**Data**:

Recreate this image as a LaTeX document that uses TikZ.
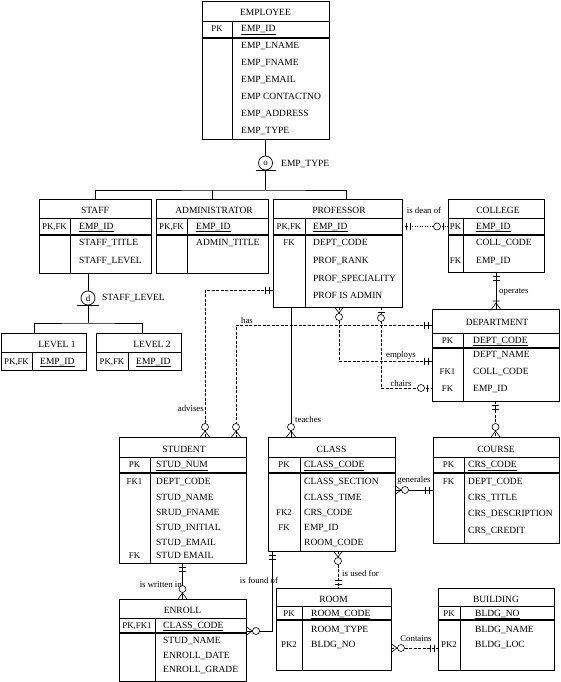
\documentclass[tikz,border=0pt]{standalone}
\usepackage{fontspec}
\setmainfont{Liberation Serif}
\usepackage{tikz}
\usetikzlibrary{positioning, decorations.markings}

\tikzset{
  mone/.pic={\draw[solid, line width=0.6pt] (-4pt,-3.5pt) -- (-4pt,3.5pt) (-8pt,-3.5pt) -- (-8pt,3.5pt);},
  oone/.pic={\draw[solid, line width=0.6pt] (-5pt,-3.5pt) -- (-5pt,3.5pt); \draw[solid, line width=0.6pt, fill=white] (-11pt,0pt) circle (3.5pt);},
  omany/.pic={\draw[solid, line width=0.6pt] (0pt,-4.5pt) -- (-6pt,0pt) -- (0pt,4.5pt); \draw[solid, line width=0.6pt, fill=white] (-10pt,0pt) circle (3.5pt);},
  mmany/.pic={\draw[solid, line width=0.6pt] (0pt,-4.5pt) -- (-6pt,0pt) -- (0pt,4.5pt) (-8pt,-3.5pt) -- (-8pt,3.5pt);},
  mkstart/.style={postaction={decorate, decoration={markings, mark=at position 0 with {\pic[transform shape, xscale=-1]{#1};}}}},
  mkend/.style={postaction={decorate, decoration={markings, mark=at position 1 with {\pic[transform shape]{#1};}}}}
}

\begin{document}
\begin{tikzpicture}[x=1pt, y=-1pt,
entity/.style={draw, rectangle, line width=0.8pt, inner sep=0pt, outer sep=0pt},
rowline/.style={line width=0.6pt},
pkline/.style={line width=1.1pt},
enttitle/.style={inner sep=0pt, font=\fontsize{9.5}{11}\selectfont, text height=6.5pt, text depth=1.5pt},
attr/.style={anchor=west, inner sep=0pt, font=\fontsize{9.5}{11}\selectfont, text height=6.5pt, text depth=1.5pt},
keytext/.style={inner sep=0pt, font=\fontsize{8.8}{10}\selectfont, text height=6.5pt, text depth=1.5pt},
rel/.style={line width=0.6pt},
dashrel/.style={rel, dash pattern=on 3pt off 1.5pt},
dotrel/.style={rel, dash pattern=on 1pt off 1.5pt},
lbl/.style={inner sep=0pt, font=\fontsize{8.8}{10}\selectfont},
disc/.style={circle, draw, line width=0.7pt, minimum size=14pt, inner sep=0pt, font=\fontsize{9}{10}\selectfont}
]
\useasboundingbox (0,0) rectangle (560,682);

% Employee
\node[entity, minimum width=127pt, minimum height=138pt] (employee) at (265.5,70) {};
\draw[rowline] (202,21) -- (329,21);
\draw[pkline] (202,38) -- (329,38);
\draw[rowline] (232,21) -- (232,139);
\node[enttitle] (employee-t) at (265.5,13) {EMPLOYEE};
\node[keytext] (employee-k0) at (217,29.5) {PK};
\node[attr] (employee-a0) at (241,29.5) {\underline{EMP\_ID}};
\node[attr] (employee-a1) at (241,46) {EMP\_LNAME};
\node[attr] (employee-a2) at (241,63) {EMP\_FNAME};
\node[attr] (employee-a3) at (241,80) {EMP\_EMAIL};
\node[attr] (employee-a4) at (241,97) {EMP CONTACTNO};
\node[attr] (employee-a5) at (241,114) {EMP\_ADDRESS};
\node[attr] (employee-a6) at (241,131) {EMP\_TYPE};

% Staff
\node[entity, minimum width=112pt, minimum height=74pt] (staff) at (95,236) {};
\draw[rowline] (39,218) -- (151,218);
\draw[pkline] (39,235) -- (151,235);
\draw[rowline] (70,218) -- (70,273);
\node[enttitle] (staff-t) at (95,211) {STAFF};
\node[keytext] (staff-k0) at (54.5,226.5) {PK,FK};
\node[attr] (staff-a0) at (79,226.5) {\underline{EMP\_ID}};
\node[attr] (staff-a1) at (79,243) {STAFF\_TITLE};
\node[attr] (staff-a2) at (79,261) {STAFF\_LEVEL};

% Administrator
\node[entity, minimum width=112pt, minimum height=74pt] (admin) at (212,236) {};
\draw[rowline] (156,218) -- (268,218);
\draw[pkline] (156,235) -- (268,235);
\draw[rowline] (187,218) -- (187,273);
\node[enttitle] (admin-t) at (214,211) {ADMINISTRATOR};
\node[keytext] (admin-k0) at (171.5,226.5) {PK,FK};
\node[attr] (admin-a0) at (196,226.5) {\underline{EMP\_ID}};
\node[attr] (admin-a1) at (196,243) {ADMIN\_TITLE};

% Professor
\node[entity, minimum width=129pt, minimum height=108pt] (professor) at (337.5,253) {};
\draw[rowline] (273,218) -- (402,218);
\draw[pkline] (273,235) -- (402,235);
\draw[rowline] (305,218) -- (305,307);
\node[enttitle] (professor-t) at (339,211) {PROFESSOR};
\node[keytext] (professor-k0) at (289,226.5) {PK,FK};
\node[attr] (professor-a0) at (313,226.5) {\underline{EMP\_ID}};
\node[keytext] (professor-k1) at (289,243) {FK};
\node[attr] (professor-a1) at (313,243) {DEPT\_CODE};
\node[attr] (professor-a2) at (313,261) {PROF\_RANK};
\node[attr] (professor-a3) at (313,279) {PROF\_SPECIALITY};
\node[attr] (professor-a4) at (313,296) {PROF IS ADMIN};

% College
\node[entity, minimum width=96pt, minimum height=73pt] (college) at (496,235.5) {};
\draw[rowline] (448,218) -- (544,218);
\draw[pkline] (448,235) -- (544,235);
\draw[rowline] (463,218) -- (463,272);
\node[enttitle] (college-t) at (498,211) {COLLEGE};
\node[keytext] (college-k0) at (455.5,226.5) {PK};
\node[attr] (college-a0) at (476,226.5) {\underline{EMP\_ID}};
\node[attr] (college-a1) at (476,243) {COLL\_CODE};
\node[keytext] (college-k2) at (455.5,261) {FK};
\node[attr] (college-a2) at (476,261) {EMP\_ID};

% Level 1 and Level 2
\node[entity, minimum width=85pt, minimum height=37pt] (level1) at (43.5,351.5) {};
\draw[rowline] (1,352) -- (86,352);
\draw[rowline] (32,352) -- (32,370);
\node[enttitle] (level1-t) at (57,345) {LEVEL 1};
\node[keytext] (level1-k0) at (16.5,361.5) {PK,FK};
\node[attr] (level1-a0) at (40,361.5) {\underline{EMP\_ID}};

\node[entity, minimum width=85pt, minimum height=37pt] (level2) at (138.5,351.5) {};
\draw[rowline] (96,352) -- (181,352);
\draw[rowline] (128,352) -- (128,370);
\node[enttitle] (level2-t) at (152,345) {LEVEL 2};
\node[keytext] (level2-k0) at (112,361.5) {PK,FK};
\node[attr] (level2-a0) at (136,361.5) {\underline{EMP\_ID}};

% Department
\node[entity, minimum width=127pt, minimum height=92pt] (department) at (495.5,355) {};
\draw[rowline] (432,333) -- (559,333);
\draw[pkline] (432,348) -- (559,348);
\draw[rowline] (463,333) -- (463,401);
\node[enttitle] (department-t) at (497,323) {DEPARTMENT};
\node[keytext] (department-k0) at (447.5,340.5) {PK};
\node[attr] (department-a0) at (473,340.5) {\underline{DEPT\_CODE}};
\node[attr] (department-a1) at (473,355) {DEPT\_NAME};
\node[keytext] (department-k2) at (447.5,372) {FK1};
\node[attr] (department-a2) at (473,372) {COLL\_CODE};
\node[keytext] (department-k3) at (447.5,389) {FK};
\node[attr] (department-a3) at (473,389) {EMP\_ID};

% Student
\node[entity, minimum width=127pt, minimum height=126pt] (student) at (182.5,500) {};
\draw[rowline] (119,457) -- (246,457);
\draw[pkline] (119,473) -- (246,473);
\draw[rowline] (150,457) -- (150,563);
\node[enttitle] (student-t) at (184,449.5) {STUDENT};
\node[keytext] (student-k0) at (134.5,465) {PK};
\node[attr] (student-a0) at (156,465) {\underline{STUD\_NUM}};
\node[keytext] (student-k1) at (134.5,482) {FK1};
\node[attr] (student-a1) at (156,482) {DEPT\_CODE};
\node[attr] (student-a2) at (156,498) {STUD\_NAME};
\node[attr] (student-a3) at (156,512.5) {SRUD\_FNAME};
\node[attr] (student-a4) at (156,528) {STUD\_INITIAL};
\node[attr] (student-a5) at (156,542.5) {STUD\_EMAIL};
\node[keytext] (student-k6) at (134.5,556) {FK};
\node[attr] (student-a6) at (156,556) {STUD EMAIL};

% Class
\node[entity, minimum width=127pt, minimum height=114pt] (class) at (331.5,494) {};
\draw[rowline] (268,457) -- (395,457);
\draw[pkline] (268,473) -- (395,473);
\draw[rowline] (300,457) -- (300,551);
\node[enttitle] (class-t) at (331.5,449.5) {CLASS};
\node[keytext] (class-k0) at (284,465) {PK};
\node[attr] (class-a0) at (304,465) {\underline{CLASS\_CODE}};
\node[attr] (class-a1) at (304,482) {CLASS\_SECTION};
\node[attr] (class-a2) at (304,498) {CLASS\_TIME};
\node[keytext] (class-k3) at (284,512.5) {FK2};
\node[attr] (class-a3) at (304,512.5) {CRS\_CODE};
\node[keytext] (class-k4) at (284,528) {FK};
\node[attr] (class-a4) at (304,528) {EMP\_ID};
\node[attr] (class-a5) at (304,542.5) {ROOM\_CODE};

% Course
\node[entity, minimum width=126pt, minimum height=106pt] (course) at (496,490) {};
\draw[rowline] (433,457) -- (559,457);
\draw[pkline] (433,473) -- (559,473);
\draw[rowline] (464,457) -- (464,543);
\node[enttitle] (course-t) at (496,449.5) {COURSE};
\node[keytext] (course-k0) at (448.5,465) {PK};
\node[attr] (course-a0) at (468,465) {\underline{CRS\_CODE}};
\node[keytext] (course-k1) at (448.5,482) {FK};
\node[attr] (course-a1) at (468,482) {DEPT\_CODE};
\node[attr] (course-a2) at (468,498) {CRS\_TITLE};
\node[attr] (course-a3) at (468,514) {CRS\_DESCRIPTION};
\node[attr] (course-a4) at (468,531) {CRS\_CREDIT};

% Enroll
\node[entity, minimum width=127pt, minimum height=82pt] (enroll) at (182.5,640) {};
\draw[rowline] (119,618) -- (246,618);
\draw[pkline] (119,633) -- (246,633);
\draw[rowline] (155,618) -- (155,681);
\node[enttitle] (enroll-t) at (182.5,610.5) {ENROLL};
\node[keytext] (enroll-k0) at (137,625.5) {PK,FK1};
\node[attr] (enroll-a0) at (163,625.5) {\underline{CLASS\_CODE}};
\node[attr] (enroll-a1) at (163,641) {STUD\_NAME};
\node[attr] (enroll-a2) at (163,656) {ENROLL\_DATE};
\node[attr] (enroll-a3) at (163,670) {ENROLL\_GRADE};

% Room
\node[entity, minimum width=115pt, minimum height=82pt] (room) at (333.5,629) {};
\draw[rowline] (276,606) -- (391,606);
\draw[pkline] (276,620) -- (391,620);
\draw[rowline] (302,606) -- (302,670);
\node[enttitle] (room-t) at (333.5,599.5) {ROOM};
\node[keytext] (room-k0) at (289,613.5) {PK};
\node[attr] (room-a0) at (311,613.5) {\underline{ROOM\_CODE}};
\node[attr] (room-a1) at (311,630) {ROOM\_TYPE};
\node[keytext] (room-k2) at (289,645) {PK2};
\node[attr] (room-a2) at (311,645) {BLDG\_NO};

% Building
\node[entity, minimum width=116pt, minimum height=82pt] (building) at (496,629) {};
\draw[rowline] (438,606) -- (554,606);
\draw[pkline] (438,620) -- (554,620);
\draw[rowline] (460,606) -- (460,670);
\node[enttitle] (building-t) at (496,599.5) {BUILDING};
\node[keytext] (building-k0) at (449,613.5) {PK};
\node[attr] (building-a0) at (475,613.5) {\underline{BLDG\_NO}};
\node[attr] (building-a1) at (475,630) {BLDG\_NAME};
\node[keytext] (building-k2) at (449,645) {PK2};
\node[attr] (building-a2) at (475,645) {BLDG\_LOC};

% Subtypes
\node[disc] (emptype) at (265.5,163) {o};
\draw[rel] ([xshift=-10pt]emptype.south) -- ([xshift=10pt]emptype.south);
\node[attr] (emptype-l) at (281,164) {EMP\_TYPE};
\coordinate (typesplit) at (265.5,190);
\draw[rel] (employee.south) -- (emptype.north);
\draw[rel] (emptype.south) -- (typesplit);
\draw[rel] (staff.north) |- (typesplit) -| ([xshift=8.5pt]professor.north);
\draw[rel] (admin.north) -- (admin.north |- typesplit);

\node[disc] (stafflevel) at (88,298) {d};
\draw[rel] ([xshift=-11pt]stafflevel.south) -- ([xshift=11pt]stafflevel.south);
\node[attr] (stafflevel-l) at (102,298) {STAFF\_LEVEL};
\coordinate (levelsplit) at (88,323);
\draw[rel] (staff.south -| stafflevel) -- (stafflevel.north);
\draw[rel] (stafflevel.south) -- (levelsplit);
\draw[rel] ([xshift=-9.5pt]level1.north) |- (levelsplit) -| ([xshift=3.5pt]level2.north);

% Relationships
\coordinate (advbend) at (205,290);
\coordinate (hasbend) at (236,325);
\coordinate (empbend) at (339,361);
\coordinate (chairbend) at (381,388);
\coordinate (teachx) at (291,420);
\coordinate (genline) at (414,490);
\coordinate (foundbend) at (272,631);
\coordinate (usedx) at (338,570);
\coordinate (contline) at (414,648);

\draw[dotrel, mkstart=mone, mkend=oone] (professor.east |- professor-a0) -- (college.west |- professor-a0);
\draw[rel, mkstart=mone, mkend=mmany] (college.south) -- (college.south |- department.north);
\draw[dashrel, mkstart=mone, mkend=omany] (professor.west |- advbend) -| (student.north -| advbend);
\draw[dashrel, mkstart=mone, mkend=omany] (department.west |- hasbend) -| (student.north -| hasbend);
\draw[dashrel, mkstart=omany, mkend=mone] (professor.south -| empbend) |- (department.west |- empbend);
\draw[dashrel, mkstart=oone, mkend=oone] (professor.south -| chairbend) |- (department.west |- chairbend);
\draw[rel, mkend=omany] (professor.south -| teachx) -- (class.north -| teachx);
\draw[dashrel, mkstart=mone, mkend=omany] (department.south) -- (department.south |- course.north);
\draw[rel, mkstart=mone, mkend=omany] (student.south) -- (student.south |- enroll.north);
\draw[rel, mkstart=mone, mkend=omany] (class.south -| foundbend) |- (enroll.east |- foundbend);
\draw[rel, mkstart=omany, mkend=mone] (class.east |- genline) -- (course.west |- genline);
\draw[dashrel, mkstart=omany, mkend=mone] (class.south -| usedx) -- (room.north -| usedx);
\draw[dashrel, mkstart=omany, mkend=mone] (room.east |- contline) -- (building.west |- contline);

\node[lbl] (deanlbl) at (424,210) {is dean of};
\node[lbl, anchor=west] (operlbl) at (499,292) {operates};
\node[lbl] (haslbl) at (247,320) {has};
\node[lbl, anchor=east] (advlbl) at (204,408) {advises};
\node[lbl] (emplbl) at (401,355) {employs};
\node[lbl] (chairlbl) at (401,383) {chairs};
\node[lbl, anchor=west] (teachlbl) at (295,419) {teaches};
\node[lbl, anchor=east] (writlbl) at (182,585) {is written in};
\node[lbl] (foundlbl) at (259,580) {is found of};
\node[lbl] (genlbl) at (414,480) {generales};
\node[lbl, anchor=west] (usedlbl) at (342,573) {is used for};
\node[lbl] (contlbl) at (416,639) {Contains};

\end{tikzpicture}
\end{document}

**What this task involves**: Without the pictures, please reproduce each line of the listing above exactly, from the first one through the line bearing "(0,0) rectangle (560,682);".

**Written solution**:
Recreate this image as a LaTeX document that uses TikZ.
\documentclass[tikz,border=0pt]{standalone}
\usepackage{fontspec}
\setmainfont{Liberation Serif}
\usepackage{tikz}
\usetikzlibrary{positioning, decorations.markings}

\tikzset{
  mone/.pic={\draw[solid, line width=0.6pt] (-4pt,-3.5pt) -- (-4pt,3.5pt) (-8pt,-3.5pt) -- (-8pt,3.5pt);},
  oone/.pic={\draw[solid, line width=0.6pt] (-5pt,-3.5pt) -- (-5pt,3.5pt); \draw[solid, line width=0.6pt, fill=white] (-11pt,0pt) circle (3.5pt);},
  omany/.pic={\draw[solid, line width=0.6pt] (0pt,-4.5pt) -- (-6pt,0pt) -- (0pt,4.5pt); \draw[solid, line width=0.6pt, fill=white] (-10pt,0pt) circle (3.5pt);},
  mmany/.pic={\draw[solid, line width=0.6pt] (0pt,-4.5pt) -- (-6pt,0pt) -- (0pt,4.5pt) (-8pt,-3.5pt) -- (-8pt,3.5pt);},
  mkstart/.style={postaction={decorate, decoration={markings, mark=at position 0 with {\pic[transform shape, xscale=-1]{#1};}}}},
  mkend/.style={postaction={decorate, decoration={markings, mark=at position 1 with {\pic[transform shape]{#1};}}}}
}

\begin{document}
\begin{tikzpicture}[x=1pt, y=-1pt,
entity/.style={draw, rectangle, line width=0.8pt, inner sep=0pt, outer sep=0pt},
rowline/.style={line width=0.6pt},
pkline/.style={line width=1.1pt},
enttitle/.style={inner sep=0pt, font=\fontsize{9.5}{11}\selectfont, text height=6.5pt, text depth=1.5pt},
attr/.style={anchor=west, inner sep=0pt, font=\fontsize{9.5}{11}\selectfont, text height=6.5pt, text depth=1.5pt},
keytext/.style={inner sep=0pt, font=\fontsize{8.8}{10}\selectfont, text height=6.5pt, text depth=1.5pt},
rel/.style={line width=0.6pt},
dashrel/.style={rel, dash pattern=on 3pt off 1.5pt},
dotrel/.style={rel, dash pattern=on 1pt off 1.5pt},
lbl/.style={inner sep=0pt, font=\fontsize{8.8}{10}\selectfont},
disc/.style={circle, draw, line width=0.7pt, minimum size=14pt, inner sep=0pt, font=\fontsize{9}{10}\selectfont}
]
\useasboundingbox (0,0) rectangle (560,682);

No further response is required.